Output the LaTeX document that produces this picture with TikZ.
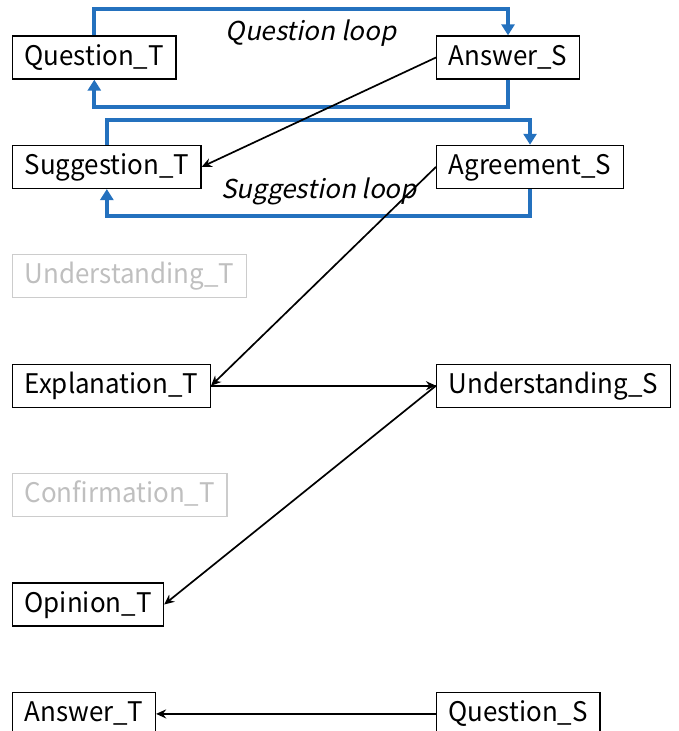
\documentclass[tikz,border=0pt]{standalone}
\usepackage{fontspec}
\setmainfont[FakeStretch=0.96]{Noto Sans CJK JP}
\newfontfamily\loopfont[FakeSlant=0.2]{Noto Sans CJK JP}
\usepackage{xcolor}
\usepackage{tikz}
\usetikzlibrary{arrows.meta}
\definecolor{loopblue}{RGB}{36,113,190}
\tikzstyle{act}=[draw,line width=1.3pt,anchor=west,minimum height=43pt,inner xsep=12pt,inner ysep=2pt,text height=20pt,text depth=5pt,font=\fontsize{27}{30}\selectfont]
\tikzstyle{unused}=[act,draw=black!20,text=black!25]
\tikzstyle{loopline}=[draw=loopblue,line width=4pt,-{Triangle[length=11pt,width=13pt]}]
\tikzstyle{turn}=[line width=1.7pt,-{Stealth[length=10pt,width=9pt]}]
\tikzstyle{looplabel}=[font=\loopfont\fontsize{26}{30}\selectfont]

\begin{document}
\begin{tikzpicture}[x=1pt,y=-1pt]
        \useasboundingbox (0,0) rectangle (678,731);
        \node at ( 12, 57.5) [act] (QT) {Question\_T};
        \node at ( 12,166.9) [act] (ST) {Suggestion\_T};
        \node at ( 12,276.3) [unused] (UT) {Understanding\_T};
        \node at ( 12,385.7) [act] (ET) {Explanation\_T};
        \node at ( 12,495.1) [unused] (CT) {Confirmation\_T};
        \node at ( 12,604.5) [act] (OT) {Opinion\_T};
        \node at ( 12,713.9) [act] (AT) {Answer\_T};
        \node at (436, 57.5) [act] (AS) {Answer\_S};
        \node at (436,166.9) [act] (GS) {Agreement\_S};
        \node at (436,385.7) [act] (US) {Understanding\_S};
        \node at (436,713.9) [act] (QS) {Question\_S};
        \draw [loopline] (QT.north) -- ++(0,-26) -| (AS.north);
        \draw [loopline] (AS.south) -- ++(0,27) -| (QT.south);
        \draw [loopline] (ST.north) -- ++(0,-25) -| (GS.north);
        \draw [loopline] (GS.south) -- ++(0,27) -| (ST.south);
        \node at (311,33) [looplabel] (qloop) {Question loop};
        \node at (319,191) [looplabel] (sloop) {Suggestion loop};
        \draw [turn] (AS.west) to (ST.east);
        \draw [turn] (GS.west) to (ET.east);
        \draw [turn] (ET.east) to (US.west);
        \draw [turn] (US.west) to (OT.east);
        \draw [turn] (QS.west) to (AT.east);
      \end{tikzpicture}
\end{document}
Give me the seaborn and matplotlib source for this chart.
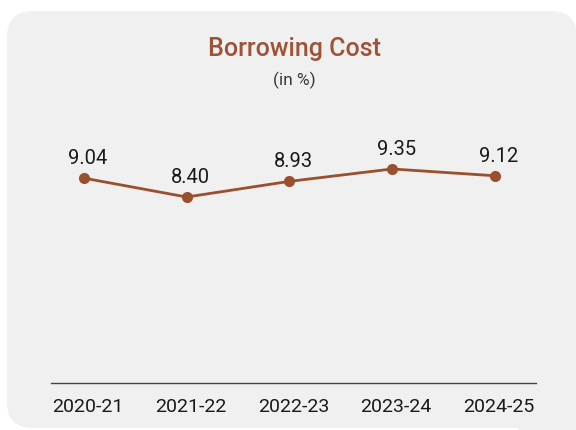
import matplotlib
matplotlib.use("Agg")
import matplotlib.pyplot as plt
import matplotlib.transforms as mtransforms
import seaborn as sns
import pandas as pd
from matplotlib.patches import FancyBboxPatch, Rectangle

years = ["2020-21", "2021-22", "2022-23", "2023-24", "2024-25"]
cost = [9.04, 8.40, 8.93, 9.35, 9.12]

sns.set_theme(style="white")
plt.rcParams['font.family'] = ['Roboto', 'DejaVu Sans']

df = pd.DataFrame({"year": years, "cost": cost})

fig = plt.figure(figsize=(5.76, 4.31), dpi=100)
fig.patch.set_facecolor("white")
card_color = "#eff0ef"
card = FancyBboxPatch((7/576, 2/431), (577-7)/576, (431-12-2)/431,
                      boxstyle="round,pad=0,rounding_size=0.045",
                      transform=fig.transFigure, facecolor=card_color,
                      edgecolor="none", zorder=-10, mutation_aspect=576/431)
fig.patches.append(card)
fig.patches.append(Rectangle((0.9, 0.0), 0.2, 0.1, transform=fig.transFigure,
                             facecolor=card_color, edgecolor="none", zorder=-9))

ax = fig.add_axes([51/576, 1 - 384/431, (536-51)/576, (384-100)/431])
ax.set_facecolor("none")
ax.set_zorder(5)
line_color = "#9a4f2e"
sns.lineplot(data=df, x="year", y="cost", ax=ax, color=line_color, linewidth=2,
             marker="o", markersize=8, markeredgewidth=0, sort=False)
for i, v in enumerate(cost):
    ax.annotate(f"{v:.2f}", (i, v), xytext=(3, 8), textcoords="offset points",
                ha="center", va="bottom", fontsize=14.5, color="#1a1a1a")

ax.set_xlim(-0.32, 4.40)
ax.set_ylim(2.1, 11.72)
ax.set_yticks([])
ax.set_xlabel("")
ax.set_ylabel("")
for s in ["top", "left", "right"]:
    ax.spines[s].set_visible(False)
ax.spines["bottom"].set_color("#444444")
ax.spines["bottom"].set_linewidth(1.0)
ax.tick_params(axis="x", length=0, pad=10, labelsize=14, labelcolor="#1a1a1a")
offset = mtransforms.ScaledTranslation(4/100, 0, fig.dpi_scale_trans)
for lab in ax.get_xticklabels():
    lab.set_transform(lab.get_transform() + offset)

fig.text(294/576, 1 - 49/431, "Borrowing Cost", ha="center", va="center",
         fontsize=18, fontweight="medium", color="#9e5236")
fig.text(294/576, 1 - 80/431, "(in %)", ha="center", va="center",
         fontsize=12.5, color="#3a3a3a")

fig.savefig("out.png", dpi=100, facecolor=fig.get_facecolor())
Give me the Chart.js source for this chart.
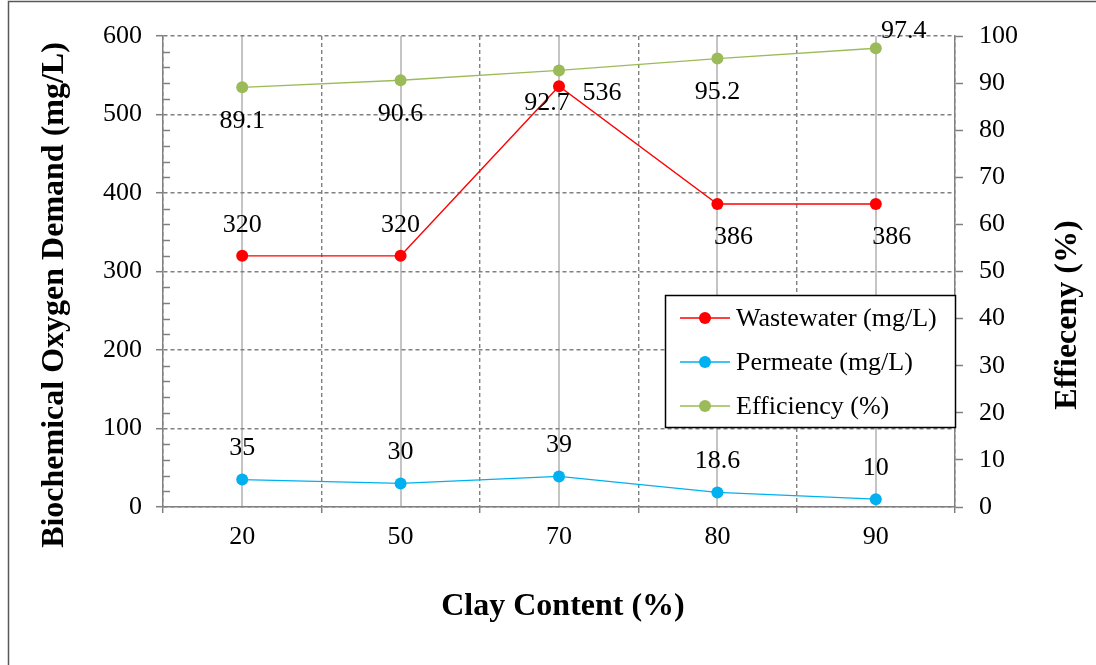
_ _ _ _ _ _ _
Given instruction: Repeat the listing above exactly, with no pictures.

Task output:
Output the LaTeX document that produces this picture with TikZ.
\documentclass[tikz,border=0pt]{standalone}
\usepackage{fontspec}
\setmainfont[FakeStretch=0.96]{Noto Sans CJK JP}
\newfontfamily\loopfont[FakeSlant=0.2]{Noto Sans CJK JP}
\usepackage{xcolor}
\usepackage{tikz}
\usetikzlibrary{arrows.meta}
\definecolor{loopblue}{RGB}{36,113,190}
\tikzstyle{act}=[draw,line width=1.3pt,anchor=west,minimum height=43pt,inner xsep=12pt,inner ysep=2pt,text height=20pt,text depth=5pt,font=\fontsize{27}{30}\selectfont]
\tikzstyle{unused}=[act,draw=black!20,text=black!25]
\tikzstyle{loopline}=[draw=loopblue,line width=4pt,-{Triangle[length=11pt,width=13pt]}]
\tikzstyle{turn}=[line width=1.7pt,-{Stealth[length=10pt,width=9pt]}]
\tikzstyle{looplabel}=[font=\loopfont\fontsize{26}{30}\selectfont]

\begin{document}
\begin{tikzpicture}[x=1pt,y=-1pt]
        \useasboundingbox (0,0) rectangle (678,731);
        \node at ( 12, 57.5) [act] (QT) {Question\_T};
        \node at ( 12,166.9) [act] (ST) {Suggestion\_T};
        \node at ( 12,276.3) [unused] (UT) {Understanding\_T};
        \node at ( 12,385.7) [act] (ET) {Explanation\_T};
        \node at ( 12,495.1) [unused] (CT) {Confirmation\_T};
        \node at ( 12,604.5) [act] (OT) {Opinion\_T};
        \node at ( 12,713.9) [act] (AT) {Answer\_T};
        \node at (436, 57.5) [act] (AS) {Answer\_S};
        \node at (436,166.9) [act] (GS) {Agreement\_S};
        \node at (436,385.7) [act] (US) {Understanding\_S};
        \node at (436,713.9) [act] (QS) {Question\_S};
        \draw [loopline] (QT.north) -- ++(0,-26) -| (AS.north);
        \draw [loopline] (AS.south) -- ++(0,27) -| (QT.south);
        \draw [loopline] (ST.north) -- ++(0,-25) -| (GS.north);
        \draw [loopline] (GS.south) -- ++(0,27) -| (ST.south);
        \node at (311,33) [looplabel] (qloop) {Question loop};
        \node at (319,191) [looplabel] (sloop) {Suggestion loop};
        \draw [turn] (AS.west) to (ST.east);
        \draw [turn] (GS.west) to (ET.east);
        \draw [turn] (ET.east) to (US.west);
        \draw [turn] (US.west) to (OT.east);
        \draw [turn] (QS.west) to (AT.east);
      \end{tikzpicture}
\end{document}
Give me the seaborn and matplotlib source for this chart.
import matplotlib
matplotlib.use("Agg")
import matplotlib.pyplot as plt
import matplotlib.transforms as mtransforms
import seaborn as sns
import pandas as pd
from matplotlib.patches import FancyBboxPatch, Rectangle

years = ["2020-21", "2021-22", "2022-23", "2023-24", "2024-25"]
cost = [9.04, 8.40, 8.93, 9.35, 9.12]

sns.set_theme(style="white")
plt.rcParams['font.family'] = ['Roboto', 'DejaVu Sans']

df = pd.DataFrame({"year": years, "cost": cost})

fig = plt.figure(figsize=(5.76, 4.31), dpi=100)
fig.patch.set_facecolor("white")
card_color = "#eff0ef"
card = FancyBboxPatch((7/576, 2/431), (577-7)/576, (431-12-2)/431,
                      boxstyle="round,pad=0,rounding_size=0.045",
                      transform=fig.transFigure, facecolor=card_color,
                      edgecolor="none", zorder=-10, mutation_aspect=576/431)
fig.patches.append(card)
fig.patches.append(Rectangle((0.9, 0.0), 0.2, 0.1, transform=fig.transFigure,
                             facecolor=card_color, edgecolor="none", zorder=-9))

ax = fig.add_axes([51/576, 1 - 384/431, (536-51)/576, (384-100)/431])
ax.set_facecolor("none")
ax.set_zorder(5)
line_color = "#9a4f2e"
sns.lineplot(data=df, x="year", y="cost", ax=ax, color=line_color, linewidth=2,
             marker="o", markersize=8, markeredgewidth=0, sort=False)
for i, v in enumerate(cost):
    ax.annotate(f"{v:.2f}", (i, v), xytext=(3, 8), textcoords="offset points",
                ha="center", va="bottom", fontsize=14.5, color="#1a1a1a")

ax.set_xlim(-0.32, 4.40)
ax.set_ylim(2.1, 11.72)
ax.set_yticks([])
ax.set_xlabel("")
ax.set_ylabel("")
for s in ["top", "left", "right"]:
    ax.spines[s].set_visible(False)
ax.spines["bottom"].set_color("#444444")
ax.spines["bottom"].set_linewidth(1.0)
ax.tick_params(axis="x", length=0, pad=10, labelsize=14, labelcolor="#1a1a1a")
offset = mtransforms.ScaledTranslation(4/100, 0, fig.dpi_scale_trans)
for lab in ax.get_xticklabels():
    lab.set_transform(lab.get_transform() + offset)

fig.text(294/576, 1 - 49/431, "Borrowing Cost", ha="center", va="center",
         fontsize=18, fontweight="medium", color="#9e5236")
fig.text(294/576, 1 - 80/431, "(in %)", ha="center", va="center",
         fontsize=12.5, color="#3a3a3a")

fig.savefig("out.png", dpi=100, facecolor=fig.get_facecolor())
Give me the Chart.js source for this chart.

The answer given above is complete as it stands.